YOUR GOAL: Please count the lines in the listing below where the word "this" appears. Give the number only.

WORKING DATA:
--- start ---

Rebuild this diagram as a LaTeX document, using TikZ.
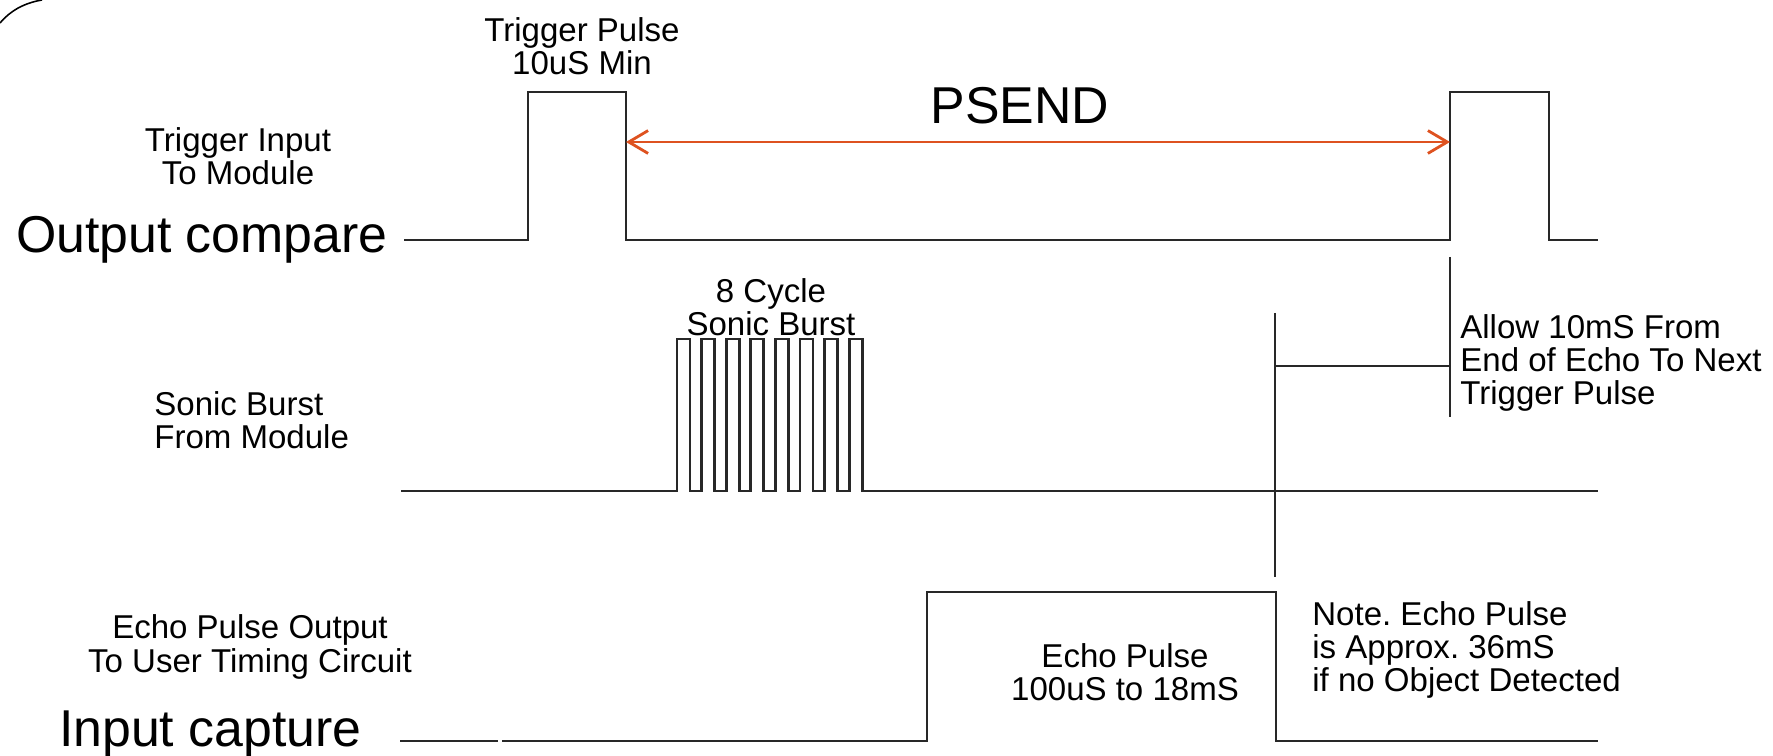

--- end ---
--- start ---

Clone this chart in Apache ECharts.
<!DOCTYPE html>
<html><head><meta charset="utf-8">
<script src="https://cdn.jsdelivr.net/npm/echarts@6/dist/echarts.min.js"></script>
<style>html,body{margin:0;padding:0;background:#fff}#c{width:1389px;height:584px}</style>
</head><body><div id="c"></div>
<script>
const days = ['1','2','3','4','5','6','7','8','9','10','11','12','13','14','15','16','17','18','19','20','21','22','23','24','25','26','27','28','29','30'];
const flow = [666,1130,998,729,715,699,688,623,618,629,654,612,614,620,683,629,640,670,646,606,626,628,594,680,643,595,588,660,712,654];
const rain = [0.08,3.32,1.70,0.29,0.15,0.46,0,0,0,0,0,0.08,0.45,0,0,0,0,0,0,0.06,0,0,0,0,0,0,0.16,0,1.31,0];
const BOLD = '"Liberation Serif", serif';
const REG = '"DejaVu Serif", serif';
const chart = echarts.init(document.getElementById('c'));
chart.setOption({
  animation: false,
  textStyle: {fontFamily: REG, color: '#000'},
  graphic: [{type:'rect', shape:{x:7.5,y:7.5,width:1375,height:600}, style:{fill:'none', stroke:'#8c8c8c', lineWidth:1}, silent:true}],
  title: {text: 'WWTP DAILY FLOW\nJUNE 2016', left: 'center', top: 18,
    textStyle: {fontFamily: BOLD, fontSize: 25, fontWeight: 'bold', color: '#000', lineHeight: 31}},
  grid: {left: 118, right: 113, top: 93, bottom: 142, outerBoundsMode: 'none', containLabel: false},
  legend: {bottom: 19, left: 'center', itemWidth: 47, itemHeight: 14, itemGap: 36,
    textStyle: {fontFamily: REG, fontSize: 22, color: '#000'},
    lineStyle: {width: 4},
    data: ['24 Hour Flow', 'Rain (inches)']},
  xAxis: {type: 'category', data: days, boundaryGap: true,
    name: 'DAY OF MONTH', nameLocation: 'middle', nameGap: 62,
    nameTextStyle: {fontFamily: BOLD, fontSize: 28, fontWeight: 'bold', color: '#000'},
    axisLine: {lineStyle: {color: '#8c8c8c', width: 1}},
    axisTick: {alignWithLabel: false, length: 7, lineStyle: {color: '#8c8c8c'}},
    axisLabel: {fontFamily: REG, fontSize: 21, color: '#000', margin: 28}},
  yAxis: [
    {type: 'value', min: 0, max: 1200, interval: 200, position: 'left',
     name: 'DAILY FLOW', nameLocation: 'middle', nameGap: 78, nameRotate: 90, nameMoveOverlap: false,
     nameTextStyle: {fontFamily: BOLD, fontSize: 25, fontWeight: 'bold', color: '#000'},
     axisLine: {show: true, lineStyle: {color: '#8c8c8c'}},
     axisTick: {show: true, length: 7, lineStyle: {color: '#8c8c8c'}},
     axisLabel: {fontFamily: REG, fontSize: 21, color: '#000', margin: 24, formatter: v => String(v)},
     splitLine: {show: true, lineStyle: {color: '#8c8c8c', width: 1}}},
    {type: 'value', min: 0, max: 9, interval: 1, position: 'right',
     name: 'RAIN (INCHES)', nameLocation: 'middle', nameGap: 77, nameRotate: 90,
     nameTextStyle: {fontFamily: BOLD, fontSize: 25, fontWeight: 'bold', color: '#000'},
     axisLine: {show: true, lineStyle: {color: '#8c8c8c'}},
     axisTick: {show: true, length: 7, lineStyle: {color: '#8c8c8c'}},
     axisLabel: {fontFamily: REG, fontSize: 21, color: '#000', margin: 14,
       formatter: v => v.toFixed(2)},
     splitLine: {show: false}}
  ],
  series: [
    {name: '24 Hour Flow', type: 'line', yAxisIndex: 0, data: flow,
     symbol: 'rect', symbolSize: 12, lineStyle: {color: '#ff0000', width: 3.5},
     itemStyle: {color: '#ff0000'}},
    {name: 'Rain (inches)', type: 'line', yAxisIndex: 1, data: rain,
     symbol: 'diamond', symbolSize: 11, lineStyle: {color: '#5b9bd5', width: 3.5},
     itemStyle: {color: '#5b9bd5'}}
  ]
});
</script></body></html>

--- end ---

TASK ANSWER: 2